Sharmila Tagore made a career playing living embodiments of female sacrifice and suffering. In movies such as Amar prem and Aradhana, her characters endure a lifetime of loss and debasement, rewarded at the end with the exalted recognition of mother-worship. Gulzar's Namkeen ("salty") offers an alternative perspective on this theme. Delicate, quiet, and sad, Namkeen is a shifting blend of flavors to slowly savor - part salty, part sweet, and part tangy, like the three sisters of the family it portrays.
Nimki (Sharmila Tagore) is the mortar that holds her fragile family together. She looks after her younger sisters, the mute, sweet Meethu (Shabana Azmi) and spirited Chinki (Kiran Vairale). Together the three sisters care for their aging Amma (Waheeda Rehman), a troubled, frail woman bordering on senile dementia. Geru (Sanjeev Kumar), an itinerant construction hauler in the family's village for a brief contract, rents a room from the family, and before long bonds of friendship and even love develop between Geru and each of these women.
Namkeen unflinchingly delivers the raw hardship of village life for a family of women living without a man. The men of Namkeen are rootless wanderers; Geru's job takes him from town to town, and even the three women's father Kishenlal leads a traveling dance troupe that only rarely passes through the village. The women are rooted to the village but that rooting is their downfall. Amma scrapes and sells cow dung to get by, but fertilizes nothing within her own household; her daughters take on the rough physical labor of pounding spices, a quintissential domestic chore, but the spices are for other people to cook with. Geru's fellow construction workers, as they come and go, pause to harass and badmouth the women. Only Geru forms a connection, and even his is mercurial, expiring with his contract.
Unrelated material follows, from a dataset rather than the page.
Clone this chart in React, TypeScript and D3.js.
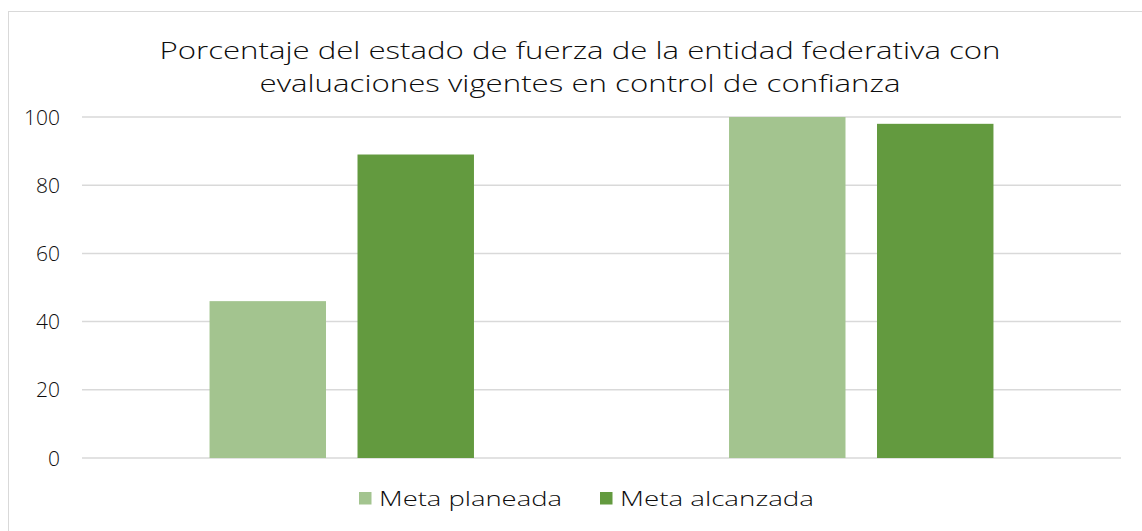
import * as d3 from "d3";
import { useEffect, useRef } from "react";

const categories = ["Grupo 1", "Grupo 2"];
const seriesNames = ["Meta planeada", "Meta alcanzada"];
const metaPlaneada = [46, 100];
const metaAlcanzada = [89, 98];
const yTicks = [0, 20, 40, 60, 80, 100];
const titleLines = [
  "Porcentaje del estado de fuerza de la entidad federativa con",
  "evaluaciones vigentes en control de confianza",
];

const colors = ["#A3C48F", "#639A3F"];
const FONT = "'Open Sans', 'DejaVu Sans', sans-serif";
const TEXT = "#0d0d0d";

export default function App() {
  const ref = useRef<SVGSVGElement | null>(null);

  useEffect(() => {
    const el = ref.current;
    if (!el) return;
    const width = 1142;
    const height = 531;
    const svg = d3.select(el);
    svg.selectAll("*").remove();
    svg.attr("width", width).attr("height", height).attr("viewBox", `0 0 ${width} ${height}`);

    const margin = { top: 117, right: 21, bottom: 73, left: 82 };

    svg.append("rect").attr("width", width).attr("height", height).attr("fill", "#fff");

    // chart frame (cropped at right/bottom)
    svg
      .append("rect")
      .attr("x", 8.5)
      .attr("y", 11.5)
      .attr("width", width + 20)
      .attr("height", height + 20)
      .attr("fill", "none")
      .attr("stroke", "#D9D9D9")
      .attr("stroke-width", 1);

    const titleW = [841, 641];
    const titleY = [59, 92];
    titleLines.forEach((t, i) => {
      svg
        .append("text")
        .attr("x", 580)
        .attr("y", titleY[i])
        .attr("text-anchor", "middle")
        .attr("font-family", FONT)
        .attr("font-size", 24)
        .attr("font-weight", 300)
        .attr("fill", TEXT)
        .attr("textLength", titleW[i])
        .attr("lengthAdjust", "spacingAndGlyphs")
        .text(t);
    });

    const x0 = d3
      .scaleBand<string>()
      .domain(categories)
      .range([margin.left, width - margin.right])
      .paddingInner(0.491)
      .paddingOuter(0.2455);

    const x1 = d3
      .scaleBand<string>()
      .domain(seriesNames)
      .range([0, x0.bandwidth()])
      .paddingInner(0.213)
      .paddingOuter(0);

    const y = d3
      .scaleLinear()
      .domain([0, 100])
      .range([height - margin.bottom, margin.top]);

    const grid = svg.append("g");
    grid
      .selectAll("line")
      .data(yTicks)
      .enter()
      .append("line")
      .attr("x1", margin.left)
      .attr("x2", width - margin.right)
      .attr("y1", (d) => y(d))
      .attr("y2", (d) => y(d))
      .attr("stroke", "#D9D9D9")
      .attr("stroke-width", 1.5);

    svg
      .append("g")
      .selectAll("text")
      .data(yTicks)
      .enter()
      .append("text")
      .attr("x", 60)
      .attr("y", (d) => y(d))
      .attr("dy", "0.36em")
      .attr("text-anchor", "end")
      .attr("font-family", FONT)
      .attr("font-size", 21)
      .attr("font-weight", 300)
      .attr("fill", TEXT)
      .text((d) => String(d));

    const series = [metaPlaneada, metaAlcanzada];
    const rows = categories.flatMap((c, ci) =>
      seriesNames.map((s, si) => ({ c, s, si, v: series[si][ci] }))
    );

    svg
      .append("g")
      .selectAll("rect")
      .data(rows)
      .enter()
      .append("rect")
      .attr("x", (d) => (x0(d.c) ?? 0) + (x1(d.s) ?? 0))
      .attr("y", (d) => y(d.v))
      .attr("width", x1.bandwidth())
      .attr("height", (d) => y(0) - y(d.v))
      .attr("fill", (d) => colors[d.si]);

    const legendX = [359, 600];
    const legendW = [183, 194];
    const lg = svg.append("g");
    seriesNames.forEach((s, i) => {
      lg.append("rect")
        .attr("x", legendX[i])
        .attr("y", 492)
        .attr("width", 12.5)
        .attr("height", 12.5)
        .attr("fill", colors[i]);
      lg.append("text")
        .attr("x", legendX[i] + 20)
        .attr("y", 506)
        .attr("font-family", FONT)
        .attr("font-size", 20)
        .attr("font-weight", 300)
        .attr("fill", TEXT)
        .attr("textLength", legendW[i])
        .attr("lengthAdjust", "spacingAndGlyphs")
        .text(s);
    });
  }, []);

  return (
    <svg
      ref={ref}
      style={{ position: "absolute", left: 0, top: 0, display: "block" }}
    />
  );
}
Each woman frames her own escape from these strangling roots. Meethu's youthful escape is into poetry, which gives her some joy, but her muteness renders this joy solitary. And it is inadequate as she outgrows the naïveté of youth; her ultimate escape is only through madness and death. Chinki's departure appears on the surface more voluntary - she flees to join her father's dance troupe - but there are hints of abuse and coercion in Amma's wild fear of him, which solidify with Chinki's transformation into hard bitterness after joining the troupe.
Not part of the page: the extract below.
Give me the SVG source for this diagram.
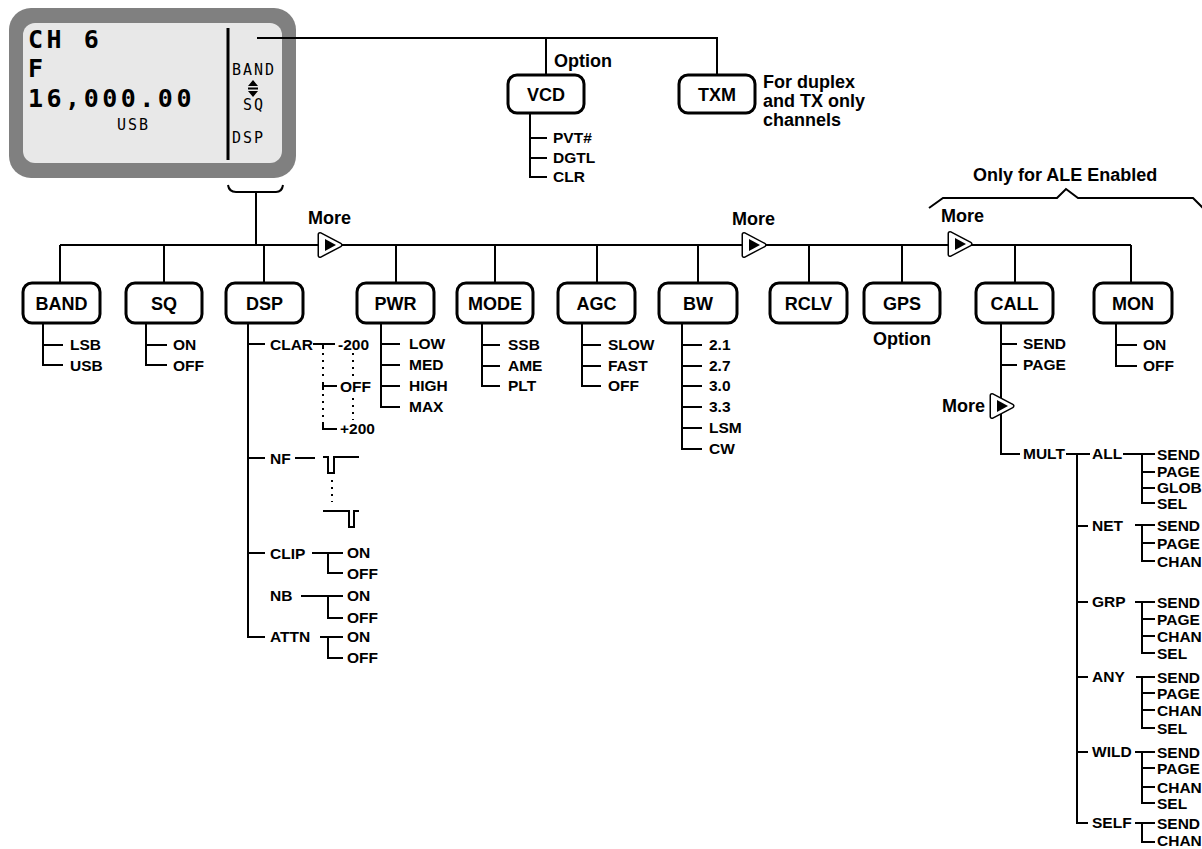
<svg xmlns="http://www.w3.org/2000/svg" width="1202" height="849" viewBox="0 0 1202 849">
<style>
.ln{stroke:#000;stroke-width:2;fill:none}
.dot{stroke:#000;stroke-width:2;fill:none;stroke-dasharray:2 5}
.box{fill:#fff;stroke:#000;stroke-width:3}
.bl{font-family:"Liberation Sans",Arial,sans-serif;font-weight:bold;font-size:18px;text-anchor:middle;fill:#000}
.it{font-family:"Liberation Sans",Arial,sans-serif;font-weight:bold;font-size:15.5px;fill:#000}
.lb{font-family:"Liberation Sans",Arial,sans-serif;font-weight:bold;font-size:18px;fill:#000}
.lcd{font-family:"DejaVu Sans Mono",monospace;font-weight:bold;fill:#000}
.lcs{font-family:"DejaVu Sans Mono",monospace;font-size:15px;letter-spacing:2px;fill:#000}
</style>
<defs>
<g id="more">
<path d="M-10,-10.5 L10,0 L-10,10.5 Z" fill="#fff" stroke="#000" stroke-width="5" stroke-linejoin="round"/>
<path d="M-10,-10.5 L10,0 L-10,10.5 Z" fill="#fff" stroke="#fff" stroke-width="2" stroke-linejoin="round"/>
<path d="M-5,-6 L6,0 L-5,6 Z" fill="#000"/>
</g>
</defs>

<g id="display">
<rect x="9" y="8" width="287" height="170" rx="22" fill="#808080"/>
<rect x="23" y="23" width="259" height="140" rx="12" fill="#e8e8e8"/>
<line x1="228" y1="28" x2="228" y2="160" stroke="#000" stroke-width="3"/>
<text class="lcd" x="28" y="48" font-size="25" letter-spacing="3.5">CH 6</text>
<text class="lcd" x="28" y="77" font-size="25" letter-spacing="3.5">F</text>
<text class="lcd" x="28" y="107" font-size="25" letter-spacing="3.5">16,000.00</text>
<text class="lcs" x="117" y="130">USB</text>
<text class="lcs" x="232" y="75">BAND</text>
<path d="M248,86 L253,80 L258,86 Z M248,91 L253,97 L258,91 Z" fill="#000"/>
<rect x="248" y="87.5" width="10" height="2" fill="#000"/>
<text class="lcs" x="243" y="110">SQ</text>
<text class="lcs" x="232" y="143">DSP</text>
<path class="ln" d="M228,185 Q229,192 236,192 H276 Q282,192 283,185"/>
</g>

<g id="connectors">
<path class="ln" d="M257,38 H717 V75 M546,38 V75"/>
<path class="ln" d="M530,113 V177 H547 M530,138 H547 M530,158 H547"/>
<path class="ln" d="M256,192 V245 M60,245 H1131"/>
<path class="ln" d="M60,245 V283 M164,245 V283 M264,245 V283 M396,245 V283 M495,245 V283 M597,245 V283 M698,245 V283 M809,245 V283 M902,245 V283 M1015,245 V283 M1131,245 V283"/>
<path class="ln" d="M929,208 L943,198 H1057 L1066,189 L1078,198 H1193 L1203,208" stroke-width="3"/>
<!-- BAND -->
<path class="ln" d="M43,323 V365 H63 M43,345 H63"/>
<!-- SQ -->
<path class="ln" d="M146,323 V365 H167 M146,345 H167"/>
<!-- DSP -->
<path class="ln" d="M248,323 V637 H265 M248,344 H265 M248,458 H265 M248,553 H265"/>
<path class="ln" d="M313,344 H335 M323,344 V349 M323,382 V390 M323,386 H337 M323,422 V429 H337"/>
<path class="dot" d="M323,353 V380 M323,394 V420 M353,353 V378 M353,398 V420"/>
<path class="ln" d="M295,458 H315 M323,457 H328 V473 H334 V457 H359 M323,511 H349 V527 H354 V511 H359"/>
<path class="dot" d="M332,480 V502"/>
<path class="ln" d="M312,553 H343 M328,553 V573 H343"/>
<path class="ln" d="M301,596 H343 M328,596 V618 H343"/>
<path class="ln" d="M320,637 H343 M328,637 V658 H343"/>
<!-- PWR -->
<path class="ln" d="M381,323 V407 H400 M381,344 H400 M381,365 H400 M381,386 H400"/>
<!-- MODE -->
<path class="ln" d="M482,323 V386 H500 M482,345 H500 M482,366 H500"/>
<!-- AGC -->
<path class="ln" d="M582,323 V386 H601 M582,345 H601 M582,366 H601"/>
<!-- BW -->
<path class="ln" d="M682,323 V449 H702 M682,345 H702 M682,366 H702 M682,386 H702 M682,407 H702 M682,428 H702"/>
<!-- CALL -->
<path class="ln" d="M1001,323 V454 H1020 M1001,344 H1017 M1001,365 H1017"/>
<!-- MON -->
<path class="ln" d="M1116,323 V366 H1137 M1116,345 H1137"/>
<!-- MULT -->
<path class="ln" d="M1066,454 H1090 M1077,454 V823 H1088 M1077,526 H1088 M1077,602 H1088 M1077,677 H1088 M1077,752 H1088"/>
<path class="ln" d="M1123,454 H1155 M1142,454 V503 H1155 M1142,472 H1155 M1142,488 H1155"/>
<path class="ln" d="M1135,525 H1155 M1142,525 V561 H1155 M1142,543 H1155"/>
<path class="ln" d="M1135,602 H1155 M1142,602 V653 H1155 M1142,619 H1155 M1142,636 H1155"/>
<path class="ln" d="M1136,677 H1155 M1142,677 V728 H1155 M1142,693 H1155 M1142,710 H1155"/>
<path class="ln" d="M1135,752 H1155 M1142,752 V803 H1155 M1142,768 H1155 M1142,787 H1155"/>
<path class="ln" d="M1135,823 H1155 M1142,823 V842 H1155"/>
<use href="#more" x="330" y="245"/>
<use href="#more" x="754" y="245"/>
<use href="#more" x="960" y="244"/>
<use href="#more" x="1002" y="406"/>
</g>

<g id="labels">
<text class="lb" x="554" y="67">Option</text>
<text class="lb" x="763" y="88">For duplex</text>
<text class="lb" x="763" y="107">and TX only</text>
<text class="lb" x="763" y="126">channels</text>
<text class="lb" x="973" y="181">Only for ALE Enabled</text>
<text class="lb" x="308" y="224">More</text>
<text class="lb" x="732" y="225">More</text>
<text class="lb" x="941" y="222">More</text>
<text class="lb" x="942" y="412">More</text>
<text class="lb" x="902" y="345" text-anchor="middle">Option</text>
</g>

<g id="node-vcd">
<rect class="box" x="508" y="75" width="76" height="38" rx="9"/>
<text class="bl" x="546" y="100.5">VCD</text>
<text class="it" x="553" y="143">PVT#</text>
<text class="it" x="553" y="163">DGTL</text>
<text class="it" x="553" y="182">CLR</text>
</g>
<g id="node-txm">
<rect class="box" x="679" y="75" width="76" height="38" rx="9"/>
<text class="bl" x="717" y="100.5">TXM</text>
</g>

<g id="node-band">
<rect class="box" x="23" y="283" width="77" height="40" rx="9"/>
<text class="bl" x="61.5" y="309.5">BAND</text>
<text class="it" x="70" y="350">LSB</text>
<text class="it" x="70" y="371">USB</text>
</g>
<g id="node-sq">
<rect class="box" x="126" y="283" width="76" height="40" rx="9"/>
<text class="bl" x="164" y="309.5">SQ</text>
<text class="it" x="173" y="350">ON</text>
<text class="it" x="173" y="371">OFF</text>
</g>
<g id="node-dsp">
<rect class="box" x="226" y="283" width="77" height="40" rx="9"/>
<text class="bl" x="264.5" y="309.5">DSP</text>
<text class="it" x="270" y="350">CLAR</text>
<text class="it" x="338" y="350">-200</text>
<text class="it" x="340" y="392">OFF</text>
<text class="it" x="340" y="434">+200</text>
<text class="it" x="270" y="464">NF</text>
<text class="it" x="270" y="559">CLIP</text>
<text class="it" x="347" y="558">ON</text>
<text class="it" x="347" y="579">OFF</text>
<text class="it" x="270" y="601">NB</text>
<text class="it" x="347" y="601">ON</text>
<text class="it" x="347" y="623">OFF</text>
<text class="it" x="270" y="642">ATTN</text>
<text class="it" x="347" y="642">ON</text>
<text class="it" x="347" y="663">OFF</text>
</g>
<g id="node-pwr">
<rect class="box" x="357" y="283" width="77" height="40" rx="9"/>
<text class="bl" x="395.5" y="309.5">PWR</text>
<text class="it" x="409" y="349">LOW</text>
<text class="it" x="409" y="370">MED</text>
<text class="it" x="409" y="391">HIGH</text>
<text class="it" x="409" y="412">MAX</text>
</g>
<g id="node-mode">
<rect class="box" x="457" y="283" width="76" height="40" rx="9"/>
<text class="bl" x="495" y="309.5">MODE</text>
<text class="it" x="508" y="350">SSB</text>
<text class="it" x="508" y="371">AME</text>
<text class="it" x="508" y="391">PLT</text>
</g>
<g id="node-agc">
<rect class="box" x="558" y="283" width="77" height="40" rx="9"/>
<text class="bl" x="596.5" y="309.5">AGC</text>
<text class="it" x="608" y="350">SLOW</text>
<text class="it" x="608" y="371">FAST</text>
<text class="it" x="608" y="391">OFF</text>
</g>
<g id="node-bw">
<rect class="box" x="659" y="283" width="78" height="40" rx="9"/>
<text class="bl" x="698" y="309.5">BW</text>
<text class="it" x="709" y="350">2.1</text>
<text class="it" x="709" y="371">2.7</text>
<text class="it" x="709" y="391">3.0</text>
<text class="it" x="709" y="412">3.3</text>
<text class="it" x="709" y="433">LSM</text>
<text class="it" x="709" y="454">CW</text>
</g>
<g id="node-rclv">
<rect class="box" x="770" y="283" width="77" height="40" rx="9"/>
<text class="bl" x="808.5" y="309.5">RCLV</text>
</g>
<g id="node-gps">
<rect class="box" x="864" y="283" width="76" height="40" rx="9"/>
<text class="bl" x="902" y="309.5">GPS</text>
</g>
<g id="node-call">
<rect class="box" x="976" y="283" width="77" height="40" rx="9"/>
<text class="bl" x="1014.5" y="309.5">CALL</text>
<text class="it" x="1023" y="349">SEND</text>
<text class="it" x="1023" y="370">PAGE</text>
<text class="it" x="1023" y="459">MULT</text>
</g>
<g id="node-mon">
<rect class="box" x="1094" y="283" width="78" height="40" rx="9"/>
<text class="bl" x="1133" y="309.5">MON</text>
<text class="it" x="1143" y="350">ON</text>
<text class="it" x="1143" y="371">OFF</text>
</g>
<g id="node-mult">
<text class="it" x="1092" y="459">ALL</text>
<text class="it" x="1157" y="460">SEND</text>
<text class="it" x="1157" y="477">PAGE</text>
<text class="it" x="1157" y="493">GLOB</text>
<text class="it" x="1157" y="509">SEL</text>
<text class="it" x="1092" y="531">NET</text>
<text class="it" x="1157" y="531">SEND</text>
<text class="it" x="1157" y="549">PAGE</text>
<text class="it" x="1157" y="567">CHAN</text>
<text class="it" x="1092" y="607">GRP</text>
<text class="it" x="1157" y="608">SEND</text>
<text class="it" x="1157" y="625">PAGE</text>
<text class="it" x="1157" y="642">CHAN</text>
<text class="it" x="1157" y="659">SEL</text>
<text class="it" x="1092" y="682">ANY</text>
<text class="it" x="1157" y="683">SEND</text>
<text class="it" x="1157" y="699">PAGE</text>
<text class="it" x="1157" y="716">CHAN</text>
<text class="it" x="1157" y="734">SEL</text>
<text class="it" x="1092" y="757">WILD</text>
<text class="it" x="1157" y="758">SEND</text>
<text class="it" x="1157" y="774">PAGE</text>
<text class="it" x="1157" y="793">CHAN</text>
<text class="it" x="1157" y="809">SEL</text>
<text class="it" x="1092" y="828">SELF</text>
<text class="it" x="1157" y="829">SEND</text>
<text class="it" x="1157" y="846">CHAN</text>
</g>
</svg>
Nimki, though, finds no escape. She makes relentless sacrifices for the family. When Geru shows interest in marrying her, she first tries to deflect his interest to Meethu, willing to pass her own chance for escape on to her sister. Then Nimki refuses Geru outright, insisting that she cannot leave her mother and sisters behind. I read that Rekha was originally cast in the role of Nimki, replaced by Sharmila Tagore at some point in production. I am very glad this change happened. With any other actor, Namkeen would have been a straightforward, sad tale of the hardships of village life for women. The casting of Sharmila elevates it into commentary on her canonical mother-goddess roles; it makes the reference, comparison, and contrast explicit. Unlike Sharmila Tagore's other long-suffering goddesses, Nimki's self-conscious sacrifice does not bring apotheosis. Nimki loses everything, and her endurance is rewarded with almost nothing. Only a chance encounter that drives Geru back to the village rescues Nimki from utter loneliness and obscurity. Although Geru saves Nimki from an utterly tragic ending, their salty-sweet reunion has the air of a narrow escape, not the inevitable due of a sanctified mother goddess. Namkeen's is a more balanced look at life's suffering, more real and less allegorical, than the almost religious fables of movies like Amar prem and Aradhana.
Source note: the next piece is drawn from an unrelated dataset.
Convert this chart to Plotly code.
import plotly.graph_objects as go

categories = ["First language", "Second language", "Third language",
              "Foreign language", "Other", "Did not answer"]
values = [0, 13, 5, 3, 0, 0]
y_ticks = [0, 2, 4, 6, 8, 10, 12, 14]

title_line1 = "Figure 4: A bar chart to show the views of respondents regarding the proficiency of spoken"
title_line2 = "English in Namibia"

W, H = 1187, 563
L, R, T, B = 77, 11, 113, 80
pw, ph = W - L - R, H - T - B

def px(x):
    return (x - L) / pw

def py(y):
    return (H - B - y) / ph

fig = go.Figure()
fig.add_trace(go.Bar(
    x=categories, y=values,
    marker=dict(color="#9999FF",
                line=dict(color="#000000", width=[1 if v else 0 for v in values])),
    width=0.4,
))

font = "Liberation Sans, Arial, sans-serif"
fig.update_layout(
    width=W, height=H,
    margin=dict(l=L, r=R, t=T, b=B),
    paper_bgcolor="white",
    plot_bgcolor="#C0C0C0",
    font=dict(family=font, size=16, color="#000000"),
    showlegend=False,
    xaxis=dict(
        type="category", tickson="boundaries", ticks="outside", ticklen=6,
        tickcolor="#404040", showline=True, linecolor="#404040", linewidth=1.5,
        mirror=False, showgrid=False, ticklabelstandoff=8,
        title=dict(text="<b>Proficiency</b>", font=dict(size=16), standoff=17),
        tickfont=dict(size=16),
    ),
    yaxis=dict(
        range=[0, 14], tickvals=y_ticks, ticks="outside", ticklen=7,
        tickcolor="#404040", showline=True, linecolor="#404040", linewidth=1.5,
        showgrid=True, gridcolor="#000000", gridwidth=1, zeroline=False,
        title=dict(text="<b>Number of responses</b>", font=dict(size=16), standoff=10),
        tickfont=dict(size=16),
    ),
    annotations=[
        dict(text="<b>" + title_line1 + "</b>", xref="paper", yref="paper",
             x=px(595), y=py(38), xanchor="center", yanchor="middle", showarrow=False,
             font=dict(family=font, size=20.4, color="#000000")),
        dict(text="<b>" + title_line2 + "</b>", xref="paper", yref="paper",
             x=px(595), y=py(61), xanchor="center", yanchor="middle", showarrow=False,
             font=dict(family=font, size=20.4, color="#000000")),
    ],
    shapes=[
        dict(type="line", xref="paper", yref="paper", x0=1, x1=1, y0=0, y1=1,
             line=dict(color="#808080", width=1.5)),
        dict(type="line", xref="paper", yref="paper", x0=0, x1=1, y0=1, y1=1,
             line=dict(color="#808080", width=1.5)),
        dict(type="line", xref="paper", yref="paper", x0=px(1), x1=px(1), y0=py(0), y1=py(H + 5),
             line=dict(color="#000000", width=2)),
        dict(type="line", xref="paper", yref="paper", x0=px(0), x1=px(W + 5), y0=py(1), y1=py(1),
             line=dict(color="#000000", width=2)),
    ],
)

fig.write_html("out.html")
The beauty of Namkeen as a film comes through in its quiet use of detail to convey relationships and themes with subtlety. Amma's anxiety and confusion, Meethu and Chinki's sense of humor, Nimki's grounding competence are all illustrated by gentle domestic vignettes that are thoroughly engaging. In early scenes, Geru struggles grumpily to adjust to the raw simplicity of life in Amma's home while the sisters look on in amusement, able to help but declining to offer. At first Geru thinks basic hospitality and necessities are not forthcoming, until Nimki arrives and puts everything in order. Geru's growing affection for the sisters, too, is gently portrayed, in an outstanding performance of Sanjeev Kumar, one with a low center of gravity that is nevertheless not overly heavy, and reminds me once again why he is my favorite male actor in Hindi movies.
Indeed every note in Namkeen is perfectly struck, from Chinki's wry smiles to Amma's crooked spectacles to Nimki's resigned labor. The dust of the village fills the camera but never obscures the colors of village life. It is simply a beautiful movie, presenting the balanced flavors of life that blend and interact to build complexity from simplicity. Part tangy, part salty, part sweet.